Maßgeblich zur Verbreitung des genossenschaftlichen Gedankens trug sein 1865 herausgegebenes Buch "Die Darlehens-Kassenvereine als Mittel zur Abhilfe der Noth der ländlichen Bevölkerung sowie auch der städtischen Handwerker und Arbeiter" bei. 1870 existierten in der Rheinprovinz bereits 75 Vereine, die Raiffeisen immer wieder als Berater und Referent anfragten. Er bestand auf ehrenamtlicher Vereinsführung und lebte diese Uneigennützigkeit selbst vor. Schließlich förderte er den Gedanken, dass die Vereine (manche hatten zu hohe Einlagen, manche zu hohen Kreditbedarf) sich gegenseitig helfen sollten. Dies führte 1874 zur Gründung der Deutschen landwirtschaftlichen Centralbank.

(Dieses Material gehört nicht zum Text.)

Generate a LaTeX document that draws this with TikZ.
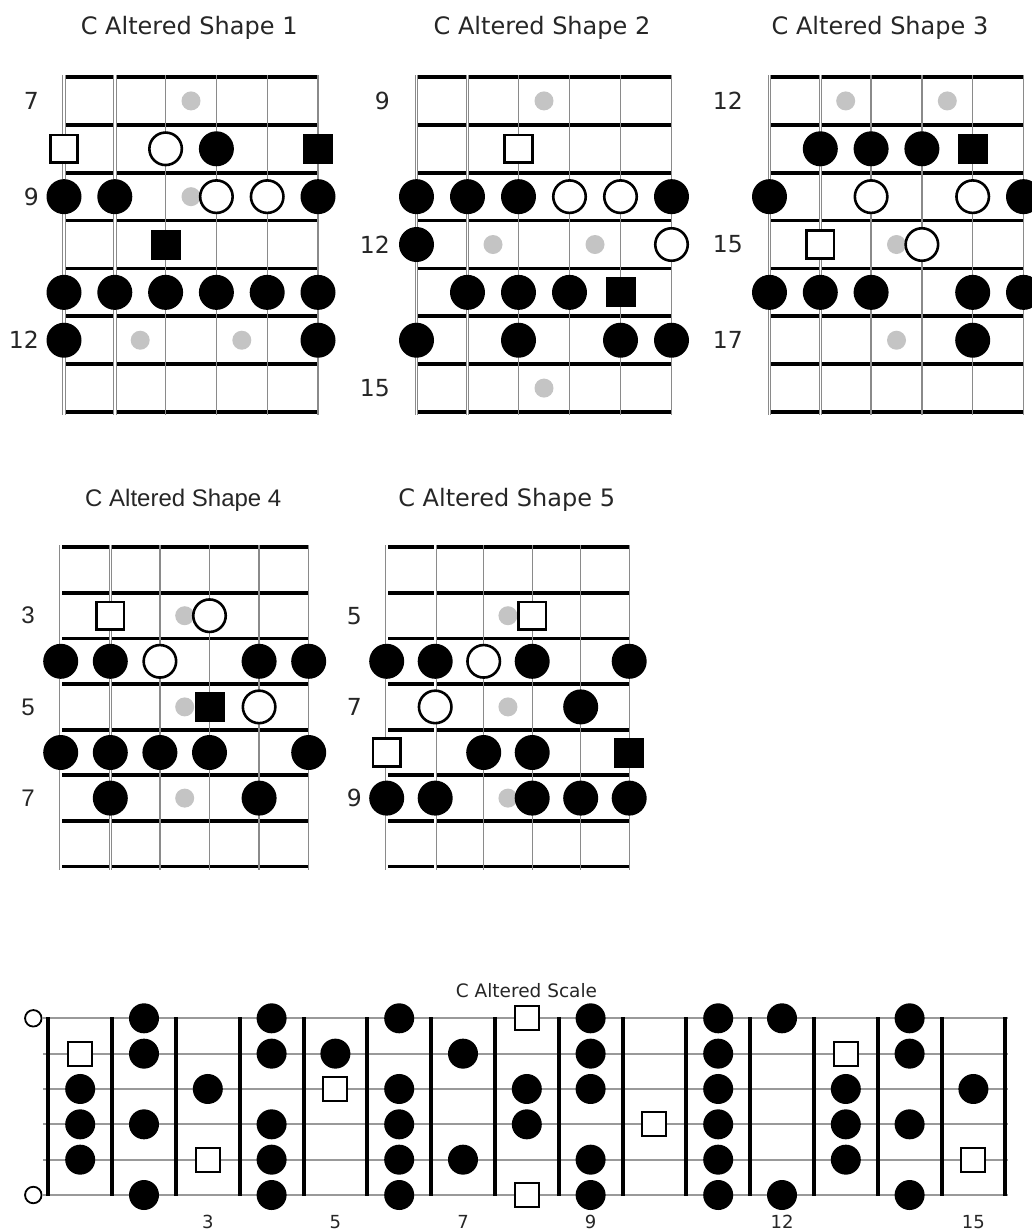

Raiffeisen war ein überzeugter evangelischer Christ. Sein sozialpolitisches Handeln gründete auf seinem biblischen Glauben. Die erste Genossenschaft im heutigen Sinne war der 1862 in Heddesdorf (Ortsteil von Neuwied) gegründete Sparkassenverein. Dieser verpflichtete als Erster seine Kreditnehmer zur Mitgliedschaft. Erst in Verbindung mit den liberalen Reformern und Politikern Hermann Schulze-Delitzsch und Wilhelm Haas jedoch wurde das Genossenschaftswesen weitläufig populär. Schulze-Delitzsch und Haas führten den verpflichtenden Erwerb von Geschäftsanteilen für die Kreditnehmer ein, was diese zu Geschäftspartnern machte, sodass sie nicht mehr nur zu Almosenempfängern waren.

Hermann Schulze-Delitzsch (1808 – 1883) war ein bedeutender deutscher Sozialreformer und Politiker mit juristischer Grundausbildung. In der Preußischen Nationalversammlung war er Mitglied einer Kommission, die sich mit der Situation der Gewerbetreibenden befasste. Dort kam er zu dem Schluss, dass es dem Handwerk nur durch genossenschaftliche Zusammenschlüsse möglich sei, zu der sich rasch entwickelnden Industrie aufzuschließen. Die gescheiterte Revolution von 1848 hinderte ihn allerdings daran, diese Gedanken weiter ins Land hinauszutragen.

Mit der Gründung der Schuhmachergenossenschaft 1849 in der Stadt Delitzsch (Sachsen) hatte Schulze-Delitzsch die erste Genossenschaft als unternehmerische Rechtsform gegründet. In der Folge förderte er Spar- und Konsumvereine, Vorschuss- und Kreditvereine (die heutigen Volksbanken). Als Landtags- und ab 1867 Reichstagsabgeordneter setzte er das Genossenschaftsgesetz in Preußen und im Norddeutschen Bund durch. Die Einführung des deutschlandweiten Genossenschaftsgesetzes (1889) erlebte er allerdings nicht mehr.